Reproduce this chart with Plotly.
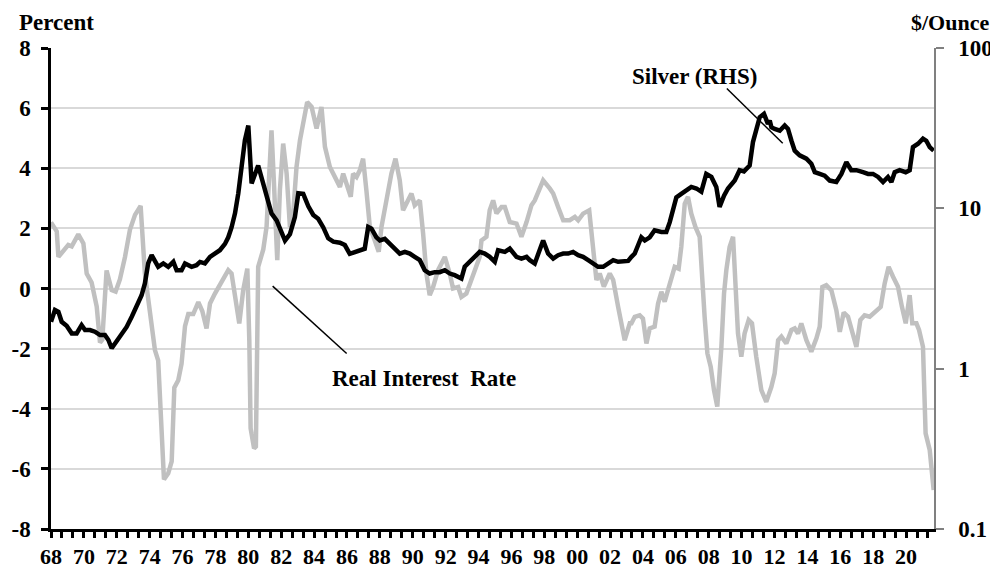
import plotly.graph_objects as go

# Real interest rate (percent, left axis)
rate_years = [1968.0, 1968.35, 1968.45, 1968.85, 1969.05, 1969.26, 1969.66, 1969.97, 1970.17, 1970.47,
              1970.78, 1970.98, 1971.12, 1971.38, 1971.69, 1971.93, 1972.19, 1972.5, 1972.8, 1973.11,
              1973.45, 1973.71, 1974.02, 1974.32, 1974.52, 1974.73, 1974.87, 1975.13, 1975.34, 1975.5,
              1975.74, 1975.94, 1976.15, 1976.35, 1976.65, 1976.96, 1977.2, 1977.46, 1977.67, 1977.97,
              1978.27, 1978.58, 1978.78, 1978.98, 1979.19, 1979.45, 1979.69, 1979.94, 1980.06, 1980.14,
              1980.35, 1980.46, 1980.6, 1980.71, 1980.91, 1981.11, 1981.27, 1981.41, 1981.56, 1981.68,
              1981.76, 1981.92, 1982.12, 1982.33, 1982.53, 1982.69, 1982.93, 1983.14, 1983.34, 1983.58,
              1983.85, 1984.15, 1984.45, 1984.66, 1984.96, 1985.37, 1985.57, 1985.77, 1985.97, 1986.23,
              1986.37, 1986.58, 1986.78, 1986.98, 1987.18, 1987.39, 1987.69, 1987.93, 1988.1, 1988.4,
              1988.7, 1988.95, 1989.21, 1989.41, 1989.62, 1989.92, 1990.12, 1990.43, 1990.63, 1990.83,
              1991.03, 1991.24, 1991.54, 1991.95, 1992.25, 1992.45, 1992.76, 1992.96, 1993.26, 1993.47,
              1993.77, 1994.07, 1994.18, 1994.48, 1994.68, 1994.89, 1995.09, 1995.4, 1995.6, 1995.9,
              1996.31, 1996.61, 1996.92, 1997.22, 1997.42, 1997.93, 1998.34, 1998.54, 1998.84, 1999.15,
              1999.55, 1999.86, 2000.06, 2000.36, 2000.73, 2000.93, 2001.17, 2001.37, 2001.62, 2001.98,
              2002.19, 2002.49, 2002.89, 2003.2, 2003.3, 2003.5, 2003.8, 2004.0, 2004.21, 2004.41,
              2004.71, 2004.92, 2005.12, 2005.32, 2005.52, 2005.73, 2005.93, 2006.17, 2006.33, 2006.54,
              2006.74, 2006.94, 2007.19, 2007.45, 2007.59, 2007.75, 2007.92, 2008.12, 2008.32, 2008.52,
              2008.77, 2008.93, 2009.07, 2009.27, 2009.48, 2009.62, 2009.78, 2009.98, 2010.18, 2010.43,
              2010.63, 2010.89, 2011.2, 2011.5, 2011.81, 2012.01, 2012.22, 2012.42, 2012.72, 2013.03,
              2013.23, 2013.43, 2013.63, 2013.94, 2014.24, 2014.55, 2014.75, 2014.91, 2015.15, 2015.46,
              2015.76, 2015.97, 2016.21, 2016.47, 2016.74, 2016.98, 2017.22, 2017.48, 2017.79, 2018.15,
              2018.46, 2018.7, 2018.94, 2019.21, 2019.51, 2019.75, 2019.98, 2020.22, 2020.38, 2020.63,
              2020.79, 2021.03, 2021.19, 2021.44, 2021.68]
rate_values = [2.2, 1.9, 1.05, 1.3, 1.45, 1.4, 1.8, 1.5, 0.5, 0.2,
               -0.6, -1.8, -1.7, 0.6, -0.05, -0.1, 0.3, 1.05, 1.95, 2.45,
               2.75, 0.5, -0.95, -2.05, -2.4, -4.5, -6.35, -6.15, -5.75, -3.3,
               -3.05, -2.5, -1.25, -0.85, -0.85, -0.45, -0.75, -1.33, -0.5, -0.17,
               0.1, 0.45, 0.61, 0.5, -0.17, -1.16, -0.05, 0.66, -1.72, -4.65,
               -5.32, -5.26, 0.72, 0.9, 1.3, 2.05, 3.6, 5.26, 3.5, 1.38,
               0.94, 3.27, 4.82, 3.82, 2.05, 2.21, 4.04, 4.93, 5.6, 6.2,
               6.04, 5.32, 6.04, 4.71, 4.04, 3.6, 3.38, 3.82, 3.5, 3.05,
               3.82, 3.71, 3.93, 4.32, 3.27, 2.05, 1.6, 1.22, 2.05, 3.05,
               3.82, 4.32, 3.6, 2.6, 2.82, 3.16, 2.77, 2.93, 1.83, 0.5,
               -0.22, 0.05, 0.61, 1.05, 0.5, 0.0, 0.05, -0.28, -0.17, 0.17,
               0.61, 1.05, 1.6, 1.72, 2.6, 2.93, 2.5, 2.71, 2.71, 2.21,
               2.16, 1.72, 2.21, 2.77, 2.93, 3.6, 3.32, 3.16, 2.71, 2.27,
               2.27, 2.38, 2.27, 2.49, 2.6, 1.6, 0.28, 0.5, 0.06, 0.5,
               0.28, -0.61, -1.72, -1.16, -1.16, -0.94, -0.89, -1.0, -1.83, -1.33,
               -1.27, -0.5, -0.11, -0.44, -0.06, 0.28, 0.72, 0.66, 1.38, 2.82,
               3.05, 2.49, 2.05, 1.72, 0.28, -0.94, -2.16, -2.6, -3.38, -3.93,
               -1.94, -0.17, 0.61, 1.38, 1.72, 0.28, -1.5, -2.27, -1.5, -1.05,
               -1.16, -2.27, -3.38, -3.77, -3.27, -2.82, -1.72, -1.6, -1.83, -1.38,
               -1.33, -1.5, -1.16, -1.72, -2.1, -1.66, -1.27, 0.05, 0.11, -0.06,
               -0.72, -1.44, -0.8, -0.94, -1.5, -1.94, -1.05, -0.89, -0.94, -0.78,
               -0.61, 0.17, 0.72, 0.39, 0.06, -0.61, -1.16, -0.22, -1.16, -1.16,
               -1.38, -1.94, -4.82, -5.37, -6.7]

# Silver price ($/ounce, right log axis)
silver_years = [1968.0, 1968.24, 1968.45, 1968.65, 1968.95, 1969.26, 1969.56, 1969.86, 1970.07, 1970.37,
                1970.67, 1970.98, 1971.28, 1971.49, 1971.69, 1971.99, 1972.3, 1972.6, 1972.91, 1973.21,
                1973.51, 1973.71, 1973.91, 1974.12, 1974.32, 1974.52, 1974.83, 1975.13, 1975.44, 1975.64,
                1975.94, 1976.15, 1976.55, 1976.85, 1977.06, 1977.36, 1977.67, 1977.97, 1978.27, 1978.58,
                1978.78, 1978.98, 1979.19, 1979.39, 1979.59, 1979.79, 1980.0, 1980.2, 1980.6, 1981.01,
                1981.41, 1981.72, 1981.92, 1982.23, 1982.53, 1982.83, 1983.04, 1983.34, 1983.65, 1983.95,
                1984.25, 1984.56, 1984.86, 1985.17, 1985.57, 1985.87, 1986.17, 1986.48, 1986.78, 1987.08,
                1987.29, 1987.49, 1987.79, 1988.0, 1988.3, 1988.6, 1988.91, 1989.21, 1989.52, 1989.82,
                1990.12, 1990.43, 1990.73, 1991.03, 1991.34, 1991.64, 1991.95, 1992.25, 1992.55, 1992.96,
                1993.16, 1993.47, 1993.77, 1994.07, 1994.38, 1994.68, 1994.99, 1995.19, 1995.6, 1995.9,
                1996.31, 1996.61, 1996.92, 1997.12, 1997.42, 1997.63, 1997.93, 1998.23, 1998.54, 1998.84,
                1999.15, 1999.45, 1999.75, 2000.06, 2000.36, 2000.67, 2000.97, 2001.27, 2001.58, 2001.88,
                2002.19, 2002.49, 2002.79, 2003.1, 2003.3, 2003.5, 2003.9, 2004.11, 2004.41, 2004.71,
                2005.12, 2005.42, 2005.63, 2006.03, 2006.33, 2006.64, 2006.94, 2007.25, 2007.55, 2007.85,
                2008.16, 2008.46, 2008.66, 2008.93, 2009.17, 2009.58, 2009.88, 2010.14, 2010.49, 2010.69,
                2010.89, 2011.1, 2011.36, 2011.6, 2011.71, 2011.81, 2012.01, 2012.32, 2012.62, 2012.82,
                2013.03, 2013.23, 2013.53, 2013.94, 2014.24, 2014.45, 2014.75, 2015.05, 2015.36, 2015.76,
                2016.07, 2016.37, 2016.67, 2016.98, 2017.38, 2017.69, 2017.99, 2018.3, 2018.6, 2018.9,
                2019.11, 2019.31, 2019.61, 2019.98, 2020.22, 2020.42, 2020.73, 2021.03, 2021.23, 2021.44,
                2021.68]
silver_values = [1.96, 2.32, 2.26, 1.96, 1.85, 1.66, 1.66, 1.87, 1.74, 1.74,
                 1.70, 1.62, 1.62, 1.51, 1.34, 1.47, 1.62, 1.82, 2.11, 2.43,
                 2.87, 3.4, 4.53, 5.1, 4.64, 4.32, 4.53, 4.32, 4.64, 4.11,
                 4.11, 4.53, 4.32, 4.42, 4.63, 4.53, 4.98, 5.22, 5.48, 6.0,
                 6.6, 7.6, 9.3, 12.4, 18.1, 26.5, 32.8, 14.3, 18.5, 12.9,
                 9.3, 8.4, 7.5, 6.3, 6.9, 8.8, 12.4, 12.3, 10.3, 9.1,
                 8.6, 7.6, 6.5, 6.2, 6.1, 5.9, 5.2, 5.35, 5.48, 5.6,
                 7.66, 7.47, 6.6, 6.3, 6.45, 6.03, 5.61, 5.22, 5.35, 5.22,
                 4.98, 4.75, 4.11, 3.92, 4.0, 4.0, 4.11, 3.92, 3.83, 3.65,
                 4.32, 4.64, 4.98, 5.35, 5.22, 4.98, 4.64, 5.48, 5.35, 5.61,
                 4.98, 4.86, 4.98, 4.75, 4.53, 5.22, 6.3, 5.22, 4.86, 5.1,
                 5.22, 5.22, 5.35, 5.1, 4.98, 4.75, 4.53, 4.32, 4.32, 4.53,
                 4.75, 4.64, 4.64, 4.70, 4.98, 5.22, 6.6, 6.3, 6.6, 7.3,
                 7.13, 7.13, 8.2, 11.7, 12.3, 12.9, 13.6, 13.3, 12.7, 16.4,
                 15.7, 13.6, 10.2, 12.0, 13.3, 14.9, 17.3, 17.0, 18.5, 25.9,
                 31.3, 37.0, 38.8, 33.6, 35.3, 32.1, 31.3, 30.5, 32.9, 31.3,
                 26.4, 22.9, 21.4, 20.4, 19.0, 16.8, 16.4, 16.0, 14.9, 14.6,
                 16.4, 19.4, 17.3, 17.3, 16.8, 16.4, 16.4, 15.7, 14.6, 15.7,
                 14.6, 16.8, 17.3, 16.8, 17.3, 24.1, 25.3, 27.2, 26.4, 24.1,
                 22.9]

x_label_years = [1968, 1970, 1972, 1974, 1976, 1978, 1980, 1982, 1984, 1986, 1988, 1990, 1992, 1994,
                 1996, 1998, 2000, 2002, 2004, 2006, 2008, 2010, 2012, 2014, 2016, 2018, 2020]
x_tick_labels = ["68", "70", "72", "74", "76", "78", "80", "82", "84", "86", "88", "90", "92", "94",
                 "96", "98", "00", "02", "04", "06", "08", "10", "12", "14", "16", "18", "20"]
left_ticks = [-8, -6, -4, -2, 0, 2, 4, 6, 8]
left_tick_labels = ["-8", "-6", "-4", "-2", "0", "2", "4", "6", "8"]
right_tick_vals = [0.1, 1, 10, 100]
right_tick_labels = ["0.1", "1", "10", "100"]

# axis tick marks every 8 months, labels every 2 years
tick_pos, tick_txt = [], []
for k in range(81):
    t = 1968 + k * 2 / 3
    tick_pos.append(t)
    tick_txt.append(x_tick_labels[k // 3] if k % 3 == 0 and k // 3 < len(x_tick_labels) else "")

FONT = "Liberation Serif, Times New Roman, serif"
tfont = dict(family=FONT, size=23, color="black", weight="bold")
xfont = dict(family=FONT, size=22, color="black", weight="bold")
rfont = dict(family=FONT, size=22, color="black", weight="bold")

fig = go.Figure()
fig.add_trace(go.Scatter(x=rate_years, y=rate_values, mode="lines",
                         line=dict(color="#c0c0c0", width=4.5), yaxis="y", showlegend=False))
fig.add_trace(go.Scatter(x=silver_years, y=silver_values, mode="lines",
                         line=dict(color="black", width=4.5), yaxis="y2", showlegend=False))

# The page body has an 8px default margin, so the figure is sized/offset to compensate.
fig.update_layout(
    width=990, height=563,
    margin=dict(l=43, r=64, t=40, b=42),
    plot_bgcolor="white", paper_bgcolor="white",
    xaxis=dict(range=[1968, 2021.7], tickmode="array", tickvals=tick_pos, ticktext=tick_txt,
               ticks="outside", ticklen=6, tickwidth=2.5, tickcolor="black",
               showline=True, linecolor="black", linewidth=2.5, showgrid=False, zeroline=False,
               tickfont=xfont, automargin=False, ticklabelstandoff=0),
    yaxis=dict(range=[-8, 8], tickmode="array", tickvals=left_ticks, ticktext=left_tick_labels,
               ticks="outside", ticklen=7, tickwidth=2.5, tickcolor="black",
               showline=True, linecolor="black", linewidth=2.5,
               showgrid=True, gridcolor="#d9d9d9", gridwidth=1.5, zeroline=False,
               tickfont=tfont, ticklabelstandoff=6, automargin=False),
    yaxis2=dict(overlaying="y", side="right", type="log", range=[-1, 2],
                tickmode="array", tickvals=right_tick_vals, ticktext=right_tick_labels,
                ticks="outside", ticklen=8, tickwidth=1.5, tickcolor="#808080",
                showline=True, linecolor="#808080", linewidth=1.5,
                showgrid=False, zeroline=False, tickfont=tfont, ticklabelstandoff=10,
                automargin=False),
)

fig.add_annotation(text="Percent", xref="paper", yref="paper", x=-0.0385, y=1.052,
                   xanchor="left", yanchor="middle", showarrow=False, font=tfont)
fig.add_annotation(text="$/Ounce", xref="paper", yref="paper", x=1.0181, y=1.054,
                   xanchor="center", yanchor="middle", showarrow=False, font=rfont)
fig.add_annotation(text="Silver (RHS)", xref="x", yref="y", x=2007.15, y=7.05,
                   xanchor="center", yanchor="middle", showarrow=False, font=tfont)
fig.add_annotation(text="Real Interest  Rate", xref="x", yref="y", x=1990.67, y=-3.01,
                   xanchor="center", yanchor="middle", showarrow=False, font=tfont)
fig.add_shape(type="line", xref="x", yref="y", x0=2009.1, y0=6.65, x1=2012.5, y1=4.83,
              line=dict(color="black", width=1.5))
fig.add_shape(type="line", xref="x", yref="y", x0=1981.48, y0=0.08, x1=1985.98, y1=-2.16,
              line=dict(color="black", width=1.5))

fig.write_html("out.html")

^^^^^^^^^^^^^^^^

■ **Your task**: Would you reproduce the lines above, from the very first through the line containing "import plotly.graph_objects as go", exactly and without the pictures?

■ **Answer for the task**:
Reproduce this chart with Plotly.
import plotly.graph_objects as go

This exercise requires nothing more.